_The problem:_
Copy out each line exactly; pictures stay out of the copy.

_Data excerpt:_
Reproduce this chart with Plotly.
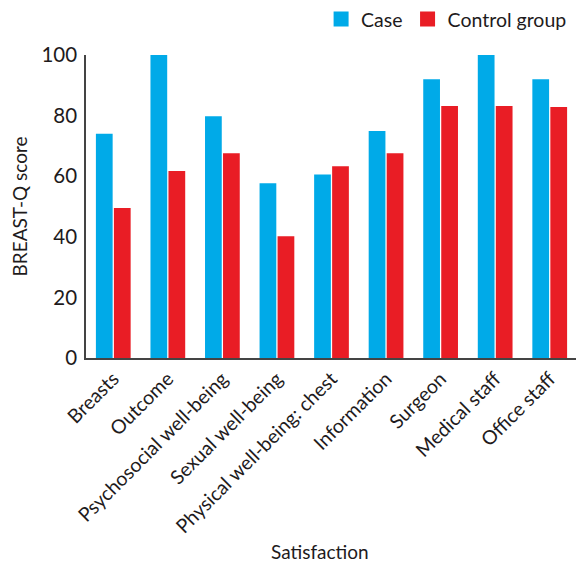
import plotly.graph_objects as go

categories = ["Breasts", "Outcome", "Psychosocial well-being", "Sexual well-being",
              "Physical well-being: chest", "Information", "Surgeon", "Medical staff", "Office staff"]
case_values = [74, 100, 79.8, 57.7, 60.6, 74.9, 92, 100, 92]
control_values = [49.5, 61.7, 67.6, 40.2, 63.3, 67.6, 83.2, 83.2, 82.8]
series_names = ["Case", "Control group"]
series_colors = ["#00AAE8", "#E91D25"]
y_ticks = [0, 20, 40, 60, 80, 100]

FONT = "Lato"
TXT = "#1e1b1c"

fig = go.Figure()
for name, vals, col in zip(series_names, [case_values, control_values], series_colors):
    fig.add_trace(go.Bar(name=name, x=categories, y=vals, marker_color=col,
                         marker_line_width=0, showlegend=False, cliponaxis=False))
for name, col in zip(series_names, series_colors):
    fig.add_trace(go.Scatter(name=name, x=[None], y=[None], mode="markers",
                             marker=dict(symbol="square", size=15, color=col)))

fig.update_layout(
    width=576, height=558,
    margin=dict(l=78, r=7, t=47, b=208, autoexpand=False),
    plot_bgcolor="white", paper_bgcolor="white",
    barmode="group", bargap=0.34, bargroupgap=0.07,
    font=dict(family=FONT, size=19, color=TXT),
    legend=dict(orientation="h", x=0.99, xanchor="right", y=1.118, yanchor="middle",
                font=dict(size=19.5, color=TXT), itemsizing="trace", traceorder="normal",
                itemwidth=30),
    xaxis=dict(tickangle=-45, showline=True, linecolor="#444", linewidth=1.5,
               ticks="", tickfont=dict(size=19.5, color=TXT), automargin=False),
    yaxis=dict(range=[0, 100], tickvals=y_ticks, showline=True, linecolor="#444", linewidth=1.5,
               ticks="", showgrid=False, zeroline=False, tickfont=dict(size=20.5, color=TXT),
               automargin=False, ticklabelstandoff=3,
               title=dict(text="BREAST-Q score", font=dict(size=19, color=TXT), standoff=18)),
    annotations=[dict(text="Satisfaction", xref="paper", yref="paper", x=0.477, y=-0.64,
                      xanchor="center", yanchor="middle", showarrow=False,
                      font=dict(size=19, color=TXT))],
)
fig.write_html("out.html")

_Result for this exercise:_
Reproduce this chart with Plotly.
import plotly.graph_objects as go

categories = ["Breasts", "Outcome", "Psychosocial well-being", "Sexual well-being",
              "Physical well-being: chest", "Information", "Surgeon", "Medical staff", "Office staff"]
case_values = [74, 100, 79.8, 57.7, 60.6, 74.9, 92, 100, 92]
control_values = [49.5, 61.7, 67.6, 40.2, 63.3, 67.6, 83.2, 83.2, 82.8]
series_names = ["Case", "Control group"]
series_colors = ["#00AAE8", "#E91D25"]
y_ticks = [0, 20, 40, 60, 80, 100]

FONT = "Lato"
TXT = "#1e1b1c"

fig = go.Figure()
for name, vals, col in zip(series_names, [case_values, control_values], series_colors):
    fig.add_trace(go.Bar(name=name, x=categories, y=vals, marker_color=col,
                         marker_line_width=0, showlegend=False, cliponaxis=False))
for name, col in zip(series_names, series_colors):
    fig.add_trace(go.Scatter(name=name, x=[None], y=[None], mode="markers",
                             marker=dict(symbol="square", size=15, color=col)))

fig.update_layout(
    width=576, height=558,
    margin=dict(l=78, r=7, t=47, b=208, autoexpand=False),
    plot_bgcolor="white", paper_bgcolor="white",
    barmode="group", bargap=0.34, bargroupgap=0.07,
    font=dict(family=FONT, size=19, color=TXT),
    legend=dict(orientation="h", x=0.99, xanchor="right", y=1.118, yanchor="middle",
                font=dict(size=19.5, color=TXT), itemsizing="trace", traceorder="normal",
                itemwidth=30),
    xaxis=dict(tickangle=-45, showline=True, linecolor="#444", linewidth=1.5,
               ticks="", tickfont=dict(size=19.5, color=TXT), automargin=False),
    yaxis=dict(range=[0, 100], tickvals=y_ticks, showline=True, linecolor="#444", linewidth=1.5,
               ticks="", showgrid=False, zeroline=False, tickfont=dict(size=20.5, color=TXT),
               automargin=False, ticklabelstandoff=3,
               title=dict(text="BREAST-Q score", font=dict(size=19, color=TXT), standoff=18)),
    annotations=[dict(text="Satisfaction", xref="paper", yref="paper", x=0.477, y=-0.64,
                      xanchor="center", yanchor="middle", showarrow=False,
                      font=dict(size=19, color=TXT))],
)
fig.write_html("out.html")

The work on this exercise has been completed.